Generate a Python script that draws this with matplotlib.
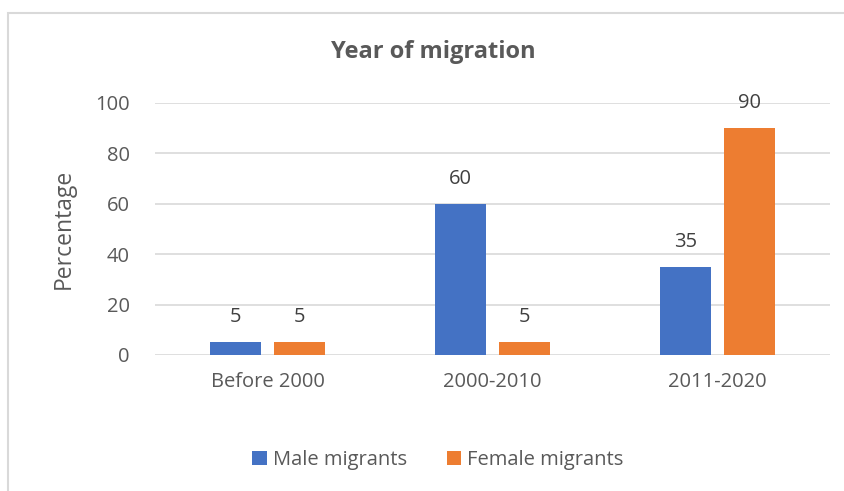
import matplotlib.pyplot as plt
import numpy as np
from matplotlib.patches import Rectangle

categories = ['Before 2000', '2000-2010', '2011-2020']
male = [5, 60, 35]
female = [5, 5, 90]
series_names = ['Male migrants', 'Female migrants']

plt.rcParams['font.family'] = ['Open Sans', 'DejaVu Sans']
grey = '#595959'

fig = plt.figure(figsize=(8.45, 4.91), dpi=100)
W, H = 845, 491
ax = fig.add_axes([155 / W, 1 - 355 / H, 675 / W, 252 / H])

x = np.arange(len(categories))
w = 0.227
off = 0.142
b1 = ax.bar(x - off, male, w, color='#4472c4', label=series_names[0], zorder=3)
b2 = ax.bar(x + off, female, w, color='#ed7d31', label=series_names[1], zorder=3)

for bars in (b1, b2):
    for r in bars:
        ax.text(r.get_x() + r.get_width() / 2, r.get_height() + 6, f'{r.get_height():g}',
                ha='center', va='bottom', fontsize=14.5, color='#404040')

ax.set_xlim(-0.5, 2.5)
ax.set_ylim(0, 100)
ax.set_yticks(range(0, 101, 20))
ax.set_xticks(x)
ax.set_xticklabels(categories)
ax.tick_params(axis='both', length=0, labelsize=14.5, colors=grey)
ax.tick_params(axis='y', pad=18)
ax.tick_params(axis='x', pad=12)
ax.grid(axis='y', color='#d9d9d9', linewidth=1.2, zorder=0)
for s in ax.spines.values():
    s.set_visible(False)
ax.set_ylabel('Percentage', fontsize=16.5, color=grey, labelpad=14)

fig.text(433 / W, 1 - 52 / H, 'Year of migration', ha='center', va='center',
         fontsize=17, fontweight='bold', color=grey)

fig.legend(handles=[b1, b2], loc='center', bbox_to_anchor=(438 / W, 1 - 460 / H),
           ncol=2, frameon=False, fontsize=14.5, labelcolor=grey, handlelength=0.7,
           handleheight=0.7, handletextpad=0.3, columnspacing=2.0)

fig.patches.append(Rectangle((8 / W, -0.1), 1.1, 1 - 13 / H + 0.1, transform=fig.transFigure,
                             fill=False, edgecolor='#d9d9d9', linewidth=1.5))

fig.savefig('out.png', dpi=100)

* * *

» **Stated problem**
In your copy of the listing above, reproduce each line exactly and omit all pictures.

» **Answer to the task**
Generate a Python script that draws this with matplotlib.
import matplotlib.pyplot as plt
import numpy as np
from matplotlib.patches import Rectangle

categories = ['Before 2000', '2000-2010', '2011-2020']
male = [5, 60, 35]
female = [5, 5, 90]
series_names = ['Male migrants', 'Female migrants']

plt.rcParams['font.family'] = ['Open Sans', 'DejaVu Sans']
grey = '#595959'

fig = plt.figure(figsize=(8.45, 4.91), dpi=100)
W, H = 845, 491
ax = fig.add_axes([155 / W, 1 - 355 / H, 675 / W, 252 / H])

x = np.arange(len(categories))
w = 0.227
off = 0.142
b1 = ax.bar(x - off, male, w, color='#4472c4', label=series_names[0], zorder=3)
b2 = ax.bar(x + off, female, w, color='#ed7d31', label=series_names[1], zorder=3)

for bars in (b1, b2):
    for r in bars:
        ax.text(r.get_x() + r.get_width() / 2, r.get_height() + 6, f'{r.get_height():g}',
                ha='center', va='bottom', fontsize=14.5, color='#404040')

ax.set_xlim(-0.5, 2.5)
ax.set_ylim(0, 100)
ax.set_yticks(range(0, 101, 20))
ax.set_xticks(x)
ax.set_xticklabels(categories)
ax.tick_params(axis='both', length=0, labelsize=14.5, colors=grey)
ax.tick_params(axis='y', pad=18)
ax.tick_params(axis='x', pad=12)
ax.grid(axis='y', color='#d9d9d9', linewidth=1.2, zorder=0)
for s in ax.spines.values():
    s.set_visible(False)
ax.set_ylabel('Percentage', fontsize=16.5, color=grey, labelpad=14)

fig.text(433 / W, 1 - 52 / H, 'Year of migration', ha='center', va='center',
         fontsize=17, fontweight='bold', color=grey)

fig.legend(handles=[b1, b2], loc='center', bbox_to_anchor=(438 / W, 1 - 460 / H),
           ncol=2, frameon=False, fontsize=14.5, labelcolor=grey, handlelength=0.7,
           handleheight=0.7, handletextpad=0.3, columnspacing=2.0)

fig.patches.append(Rectangle((8 / W, -0.1), 1.1, 1 - 13 / H + 0.1, transform=fig.transFigure,
                             fill=False, edgecolor='#d9d9d9', linewidth=1.5))

fig.savefig('out.png', dpi=100)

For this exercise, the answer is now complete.